** WHAT IS EXPECTED **
Show every line containing "this" by copying it.

** TASK MATERIAL **

*-*-*

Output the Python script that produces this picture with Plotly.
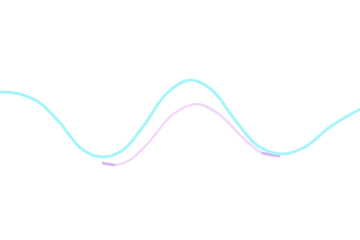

*-*-*

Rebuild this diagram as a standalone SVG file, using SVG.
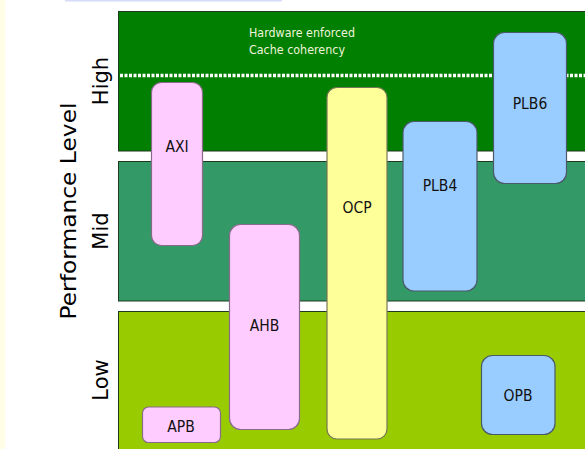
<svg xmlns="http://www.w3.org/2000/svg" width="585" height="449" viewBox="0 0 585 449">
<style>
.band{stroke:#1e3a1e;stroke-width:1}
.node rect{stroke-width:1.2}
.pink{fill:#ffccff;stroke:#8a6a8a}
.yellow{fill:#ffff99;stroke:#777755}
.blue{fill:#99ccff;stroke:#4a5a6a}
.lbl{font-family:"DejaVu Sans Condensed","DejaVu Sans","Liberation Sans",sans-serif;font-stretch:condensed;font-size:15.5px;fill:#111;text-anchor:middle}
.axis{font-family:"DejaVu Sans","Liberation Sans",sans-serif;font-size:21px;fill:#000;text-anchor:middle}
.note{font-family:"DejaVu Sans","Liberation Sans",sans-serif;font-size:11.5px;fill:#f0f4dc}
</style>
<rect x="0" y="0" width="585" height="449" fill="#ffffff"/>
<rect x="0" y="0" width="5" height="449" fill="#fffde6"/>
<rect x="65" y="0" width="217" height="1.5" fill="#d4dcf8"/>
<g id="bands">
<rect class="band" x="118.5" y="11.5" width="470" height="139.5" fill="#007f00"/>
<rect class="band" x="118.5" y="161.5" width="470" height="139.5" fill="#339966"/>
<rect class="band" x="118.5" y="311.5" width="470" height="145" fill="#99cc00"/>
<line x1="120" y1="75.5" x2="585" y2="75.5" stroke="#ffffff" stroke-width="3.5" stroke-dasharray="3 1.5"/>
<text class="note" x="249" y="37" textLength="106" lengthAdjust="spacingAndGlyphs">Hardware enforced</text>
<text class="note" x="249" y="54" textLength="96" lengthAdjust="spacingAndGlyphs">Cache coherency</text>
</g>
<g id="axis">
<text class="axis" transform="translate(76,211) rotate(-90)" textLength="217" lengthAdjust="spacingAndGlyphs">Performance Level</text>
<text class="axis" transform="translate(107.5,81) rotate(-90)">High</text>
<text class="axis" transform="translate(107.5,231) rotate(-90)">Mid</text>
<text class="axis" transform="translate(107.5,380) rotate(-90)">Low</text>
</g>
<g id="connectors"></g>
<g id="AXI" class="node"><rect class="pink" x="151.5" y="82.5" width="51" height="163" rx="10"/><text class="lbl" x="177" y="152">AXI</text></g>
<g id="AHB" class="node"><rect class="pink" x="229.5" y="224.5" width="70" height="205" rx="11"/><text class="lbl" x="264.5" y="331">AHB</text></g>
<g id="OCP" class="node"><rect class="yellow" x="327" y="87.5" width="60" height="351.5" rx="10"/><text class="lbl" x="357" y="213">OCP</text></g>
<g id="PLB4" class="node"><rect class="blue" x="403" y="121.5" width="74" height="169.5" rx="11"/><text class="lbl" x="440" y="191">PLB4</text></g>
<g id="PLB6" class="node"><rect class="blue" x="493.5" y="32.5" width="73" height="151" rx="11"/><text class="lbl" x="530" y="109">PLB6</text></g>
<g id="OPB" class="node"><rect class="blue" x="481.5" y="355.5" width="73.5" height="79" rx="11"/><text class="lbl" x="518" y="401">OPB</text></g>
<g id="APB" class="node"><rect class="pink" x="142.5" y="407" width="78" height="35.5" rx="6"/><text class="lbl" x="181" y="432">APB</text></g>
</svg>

*-*-*

** TASK OUTPUT **
Output the Python script that produces this picture with Plotly.
Rebuild this diagram as a standalone SVG file, using SVG.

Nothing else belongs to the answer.